TASK PROMPT: Below are some records. Pull every line that contains the word "this".

EXCERPTED RECORDS:
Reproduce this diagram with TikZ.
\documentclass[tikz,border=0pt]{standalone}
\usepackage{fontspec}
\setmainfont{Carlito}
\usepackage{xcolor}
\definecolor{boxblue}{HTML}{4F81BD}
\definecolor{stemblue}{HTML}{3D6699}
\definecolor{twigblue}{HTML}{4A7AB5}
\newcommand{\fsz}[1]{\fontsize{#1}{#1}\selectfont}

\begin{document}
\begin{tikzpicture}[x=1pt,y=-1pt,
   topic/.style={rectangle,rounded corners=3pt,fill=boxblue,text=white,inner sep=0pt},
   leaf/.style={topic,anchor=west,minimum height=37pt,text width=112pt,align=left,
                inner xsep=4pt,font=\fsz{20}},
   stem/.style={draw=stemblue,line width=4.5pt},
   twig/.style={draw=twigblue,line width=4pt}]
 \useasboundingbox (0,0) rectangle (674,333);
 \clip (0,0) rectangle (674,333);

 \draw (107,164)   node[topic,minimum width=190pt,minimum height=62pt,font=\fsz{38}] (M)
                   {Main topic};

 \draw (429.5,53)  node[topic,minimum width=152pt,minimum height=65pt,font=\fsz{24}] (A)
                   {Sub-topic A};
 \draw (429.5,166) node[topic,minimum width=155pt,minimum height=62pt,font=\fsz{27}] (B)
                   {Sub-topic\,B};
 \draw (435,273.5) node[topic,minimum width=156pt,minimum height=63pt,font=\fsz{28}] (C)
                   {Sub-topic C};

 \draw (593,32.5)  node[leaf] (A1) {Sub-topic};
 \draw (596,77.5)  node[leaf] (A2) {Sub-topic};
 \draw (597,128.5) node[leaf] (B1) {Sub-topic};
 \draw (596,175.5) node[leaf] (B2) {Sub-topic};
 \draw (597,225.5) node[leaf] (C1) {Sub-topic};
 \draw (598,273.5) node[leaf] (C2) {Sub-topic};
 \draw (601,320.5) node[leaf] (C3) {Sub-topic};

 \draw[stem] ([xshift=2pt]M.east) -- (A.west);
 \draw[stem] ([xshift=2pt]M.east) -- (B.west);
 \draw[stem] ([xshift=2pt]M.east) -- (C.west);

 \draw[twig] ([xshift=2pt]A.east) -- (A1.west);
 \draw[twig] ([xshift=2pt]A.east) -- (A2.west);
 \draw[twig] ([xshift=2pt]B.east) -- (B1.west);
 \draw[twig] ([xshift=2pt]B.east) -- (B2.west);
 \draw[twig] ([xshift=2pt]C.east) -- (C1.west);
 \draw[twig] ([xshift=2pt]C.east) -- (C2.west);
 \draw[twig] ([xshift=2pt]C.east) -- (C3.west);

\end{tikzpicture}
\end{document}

---

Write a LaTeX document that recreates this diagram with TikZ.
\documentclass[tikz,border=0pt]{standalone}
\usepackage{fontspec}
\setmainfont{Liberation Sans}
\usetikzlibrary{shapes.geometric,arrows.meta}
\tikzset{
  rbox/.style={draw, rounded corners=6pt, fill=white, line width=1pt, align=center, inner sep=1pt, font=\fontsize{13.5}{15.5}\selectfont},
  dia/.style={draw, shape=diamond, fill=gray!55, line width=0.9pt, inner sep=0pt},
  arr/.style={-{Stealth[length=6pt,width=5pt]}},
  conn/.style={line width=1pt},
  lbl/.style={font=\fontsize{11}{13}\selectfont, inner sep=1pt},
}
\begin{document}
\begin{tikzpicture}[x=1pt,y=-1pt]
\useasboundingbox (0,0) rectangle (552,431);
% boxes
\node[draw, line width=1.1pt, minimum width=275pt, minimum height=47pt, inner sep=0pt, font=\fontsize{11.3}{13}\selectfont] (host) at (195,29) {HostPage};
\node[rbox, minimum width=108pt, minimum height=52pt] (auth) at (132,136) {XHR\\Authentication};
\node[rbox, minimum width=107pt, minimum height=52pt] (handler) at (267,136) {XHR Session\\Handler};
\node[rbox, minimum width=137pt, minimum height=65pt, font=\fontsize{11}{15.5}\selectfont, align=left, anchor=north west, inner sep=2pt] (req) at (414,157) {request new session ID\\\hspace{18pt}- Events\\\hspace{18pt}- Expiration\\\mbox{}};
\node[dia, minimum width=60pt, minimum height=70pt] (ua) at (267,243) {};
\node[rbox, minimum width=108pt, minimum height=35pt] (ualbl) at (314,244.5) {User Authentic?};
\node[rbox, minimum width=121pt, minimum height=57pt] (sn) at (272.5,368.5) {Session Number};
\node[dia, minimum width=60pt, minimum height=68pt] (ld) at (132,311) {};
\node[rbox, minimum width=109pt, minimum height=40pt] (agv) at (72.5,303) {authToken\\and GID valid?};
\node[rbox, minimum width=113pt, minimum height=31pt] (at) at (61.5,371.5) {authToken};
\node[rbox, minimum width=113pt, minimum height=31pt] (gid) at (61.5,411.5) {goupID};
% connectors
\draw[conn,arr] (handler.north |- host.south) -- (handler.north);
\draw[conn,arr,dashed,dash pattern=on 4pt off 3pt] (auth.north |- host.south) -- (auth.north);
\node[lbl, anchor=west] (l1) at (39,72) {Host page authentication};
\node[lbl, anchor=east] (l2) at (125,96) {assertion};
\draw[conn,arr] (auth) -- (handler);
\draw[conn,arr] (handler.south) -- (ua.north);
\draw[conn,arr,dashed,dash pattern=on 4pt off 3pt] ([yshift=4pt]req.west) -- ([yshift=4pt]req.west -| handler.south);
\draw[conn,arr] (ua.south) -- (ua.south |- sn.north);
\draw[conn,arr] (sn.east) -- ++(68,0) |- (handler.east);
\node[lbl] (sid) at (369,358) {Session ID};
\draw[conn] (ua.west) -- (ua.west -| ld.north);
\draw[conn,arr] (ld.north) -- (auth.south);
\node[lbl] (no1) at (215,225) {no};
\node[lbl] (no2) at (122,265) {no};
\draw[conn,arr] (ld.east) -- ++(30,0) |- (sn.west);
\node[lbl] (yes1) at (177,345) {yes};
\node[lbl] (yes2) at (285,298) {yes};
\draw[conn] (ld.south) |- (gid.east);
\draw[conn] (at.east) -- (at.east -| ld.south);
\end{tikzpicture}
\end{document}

...

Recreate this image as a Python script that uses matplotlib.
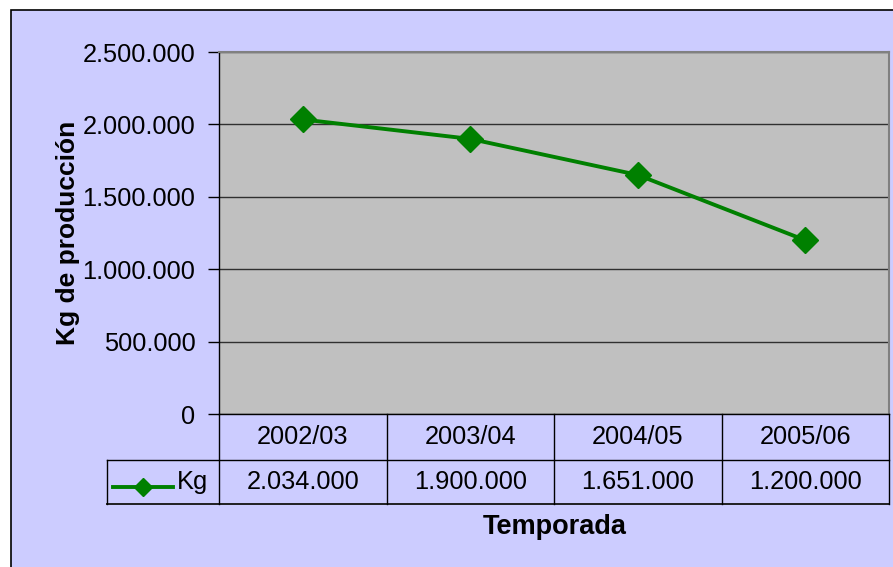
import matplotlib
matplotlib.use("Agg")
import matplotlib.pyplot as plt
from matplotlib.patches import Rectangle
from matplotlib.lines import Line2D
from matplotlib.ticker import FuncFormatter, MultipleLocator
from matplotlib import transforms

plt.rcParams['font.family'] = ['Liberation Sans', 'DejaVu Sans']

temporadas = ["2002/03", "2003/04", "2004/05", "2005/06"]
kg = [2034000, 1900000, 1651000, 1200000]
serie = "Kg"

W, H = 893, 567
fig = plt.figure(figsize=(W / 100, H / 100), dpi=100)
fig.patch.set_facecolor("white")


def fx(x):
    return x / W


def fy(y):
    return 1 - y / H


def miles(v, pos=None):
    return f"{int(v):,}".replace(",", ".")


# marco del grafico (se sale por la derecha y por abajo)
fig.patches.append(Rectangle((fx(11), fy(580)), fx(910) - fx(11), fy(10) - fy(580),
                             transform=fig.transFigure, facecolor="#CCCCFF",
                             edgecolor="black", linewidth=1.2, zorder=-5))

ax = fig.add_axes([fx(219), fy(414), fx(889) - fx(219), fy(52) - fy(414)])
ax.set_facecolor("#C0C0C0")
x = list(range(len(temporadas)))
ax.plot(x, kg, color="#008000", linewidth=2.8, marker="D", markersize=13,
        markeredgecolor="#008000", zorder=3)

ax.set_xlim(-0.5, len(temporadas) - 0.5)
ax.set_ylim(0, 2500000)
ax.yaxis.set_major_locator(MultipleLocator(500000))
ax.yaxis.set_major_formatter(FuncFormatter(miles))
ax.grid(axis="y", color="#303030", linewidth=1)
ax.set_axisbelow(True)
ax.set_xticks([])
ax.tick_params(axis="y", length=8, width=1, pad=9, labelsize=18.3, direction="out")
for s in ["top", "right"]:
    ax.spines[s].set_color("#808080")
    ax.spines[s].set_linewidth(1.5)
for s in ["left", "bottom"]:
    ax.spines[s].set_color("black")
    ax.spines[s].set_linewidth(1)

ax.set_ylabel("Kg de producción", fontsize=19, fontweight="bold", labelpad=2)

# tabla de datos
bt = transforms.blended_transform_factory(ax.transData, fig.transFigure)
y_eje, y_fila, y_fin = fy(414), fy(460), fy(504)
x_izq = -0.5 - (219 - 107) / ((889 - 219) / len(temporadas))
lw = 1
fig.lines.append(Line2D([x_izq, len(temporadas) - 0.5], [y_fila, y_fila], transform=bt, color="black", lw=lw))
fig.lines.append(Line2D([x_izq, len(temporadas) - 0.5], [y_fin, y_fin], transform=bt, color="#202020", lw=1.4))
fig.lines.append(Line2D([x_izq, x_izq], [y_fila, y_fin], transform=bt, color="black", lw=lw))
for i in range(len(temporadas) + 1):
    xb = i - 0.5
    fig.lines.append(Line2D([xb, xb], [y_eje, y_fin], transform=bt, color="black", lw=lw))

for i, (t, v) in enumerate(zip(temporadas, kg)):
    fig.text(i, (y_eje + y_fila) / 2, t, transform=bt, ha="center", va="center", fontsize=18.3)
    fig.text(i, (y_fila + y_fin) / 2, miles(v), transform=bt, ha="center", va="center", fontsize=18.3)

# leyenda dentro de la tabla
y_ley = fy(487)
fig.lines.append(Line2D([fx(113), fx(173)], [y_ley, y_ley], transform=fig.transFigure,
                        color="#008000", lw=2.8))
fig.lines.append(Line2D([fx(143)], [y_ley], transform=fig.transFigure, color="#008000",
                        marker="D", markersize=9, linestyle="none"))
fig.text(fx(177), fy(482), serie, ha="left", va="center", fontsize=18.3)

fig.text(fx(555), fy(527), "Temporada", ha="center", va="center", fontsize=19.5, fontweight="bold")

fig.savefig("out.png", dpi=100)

TASK OUTPUT:
Reproduce this diagram with TikZ.
Write a LaTeX document that recreates this diagram with TikZ.
Recreate this image as a Python script that uses matplotlib.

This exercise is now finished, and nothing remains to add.